A disorderly and chaotic home triggers stress and anxiety, says a psychologist

by Shirley Marie Bradby

February 06, 2019

A disorderly and chaotic home triggers stress and anxiety, says a psychologist

Does it also happen to you that you come home, maybe after a long and stressful day, and you find every corner in complete disorder?

In a single moment, your desire to eliminate your stress by staying at home disappears. At this point, what usually manifests itself is a kind of nervousness that continues throughout the evening, along with stress and anxiety.

Stay calm, you are not the only one who has such a response to disorder, and it is also not wrong to have this type of reaction. According to psychologists, in fact, living spaces that are untidy can even trigger stress and panic attacks.

via psychologytoday.com



"Disorder greatly affects the way we feel in our homes, in the office or elsewhere. Crowded and disorderly spaces trigger a state of anxiety, making us feel helpless and overwhelmed. Rarely do people realize that it is this disorder that is the cause of the stress of their lives", said psychologist Sherrie Bourg Carter. 

Disorder, therefore, could have a much more influential role in our mental well-being than we ever thought. Indeed, chaos and disorder:

  • Cause mental fatigue because it exposes us to a large number of useless stimuli; 
  • Distract us from what we really want to focus on; 
  • Communicate to the brain that our work is not finished yet; 
  • Makes us think about the amount of time and effort it will take to put everything in order. 

To all of this, there is a solution, the simplicity of which depends both on one's own willpower and on the presence or absence of other people who contribute to creating the disorder. 

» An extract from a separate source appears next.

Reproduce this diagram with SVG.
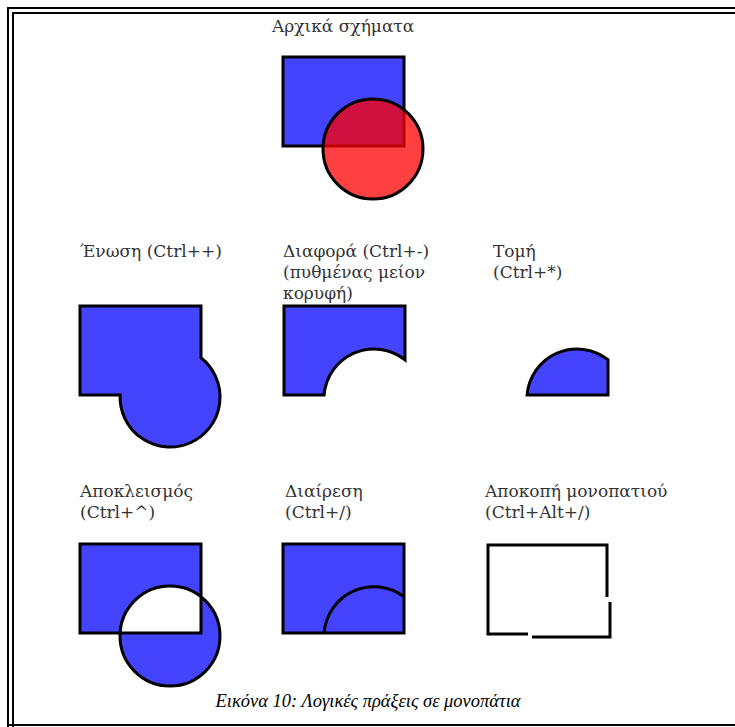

According to the psychologist, if the house is inhabited by a family, it is good to involve all the family members in the tidying up process. You could think about assigning each person a room or perhaps setting aside one day a week dedicated to cleaning the living environments.

One way to prevent the disorder from recurring is to avoid all furniture with open and exposed surfaces. In fact, we should procure storage containers and furniture with cabinets, sliding panels, and drawers, which allow us to temporarily "hide" the disorder. 

The other secrets to keep the chaos and disorder under control are: 

  • Establish rules, for example, always put things back in place and in the same way they were found; 
  • Throw away anything you do not need or arrange to give it to someone who may need it; 
  • Distribute cleaning and reorganization over a period of time, to avoid doing everything together. 

One last trick, that the psychologist suggests, is to add a bit of fun! While tidying up the house you can turn on some music or listen to the comedy show that you like the most!